Bacıyan-ı Rum, Anadolu Selçuklu Devleti döneminde Türkmen kadınlarının kurduğu teşkilattır. Bacılar teşkilatı ilk olarak Kayseri’de kurulmuştur. Bacıyan-ı Rum adı ilk kez Aşık Paşazade Tarihi’nde geçmektedir. Bacıyan-ı Rum, Ahilerin bir koludur. Fatma Bacı, Selçuklu zulmünden kaçan Ahileri toparlamak için örgütsel faaliyetlerde bulunmuştur. Türkmen kadınları tarafından kurulan Bacıyan-ı Rum; askeri, sosyal ve kültürel alanda birçok çalışmalar yapmıştır. Bacıyan-ı Rum, el sanatlarıyla uğraşan kadınların bir araya gelerek kurdukları kadın sanatkârlar teşkilatı olarak da nitelendirilebilir. Bacılar Teşkilatı, Moğol istilası sonucu Anadolu’nun pek çok bölgesine dağılmıştır. Bacılar, sanatlarını gittikleri bölgelerde devam ettirip, bulundukları yörenin kadınlarına da öğretmişlerdir.

Sizler de Hacıbektaş’a geldiğinizde Anadolu kadın aydınlanmacılığının en önemli değerlerinden olan Kadıncık Ana Evi’ni görmeden gitmeyiniz!

Süpürge, ekmek tahtası, tandır…

Bir kadın, sadece evini temizlemez; dünyayı da arındırır.

Bir ekmek tahtası, hemen orda görünen; beyaz mermer masa.

Kadın yorulur! ama durmadan yoğurur, güzellikleri doğurur. Emeği sunar, geride ise sadece izler, ipuçları bırakır çeker gider.

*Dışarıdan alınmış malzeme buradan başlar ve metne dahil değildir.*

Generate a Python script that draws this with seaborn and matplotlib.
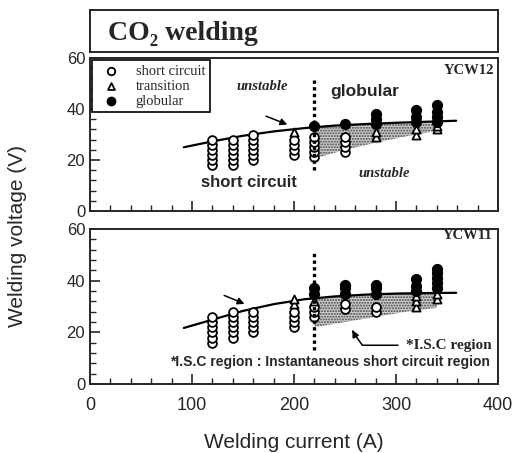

Süpürgesi yanında, ekmeği yoğurduğu tahtası önünde bir kadın; Sır’ra erer önündeki kapılardan kapılara geçişi işaret eden tandırında halden hale girer.

Kadıncık, rüyasını anlatmıştı. “Rüyamda, dolunay gördüm! demişti.

Bilerek ateşe giren yenilenir, kendini yeniler.

Dünyanın deviniminin en önde gideni de O olur.

O en önde giden de her zaman kadın olur.

Kadıncık Ana olur.

Sulucakarahöyük’te kadim geleneğinde olduğu gibi taa öteden beri, Kadıncık Ana’dan beri, 700 yıl öncesinden olduğu gibi her zaman Anadolu’da kadın aktivistler yetiştirir.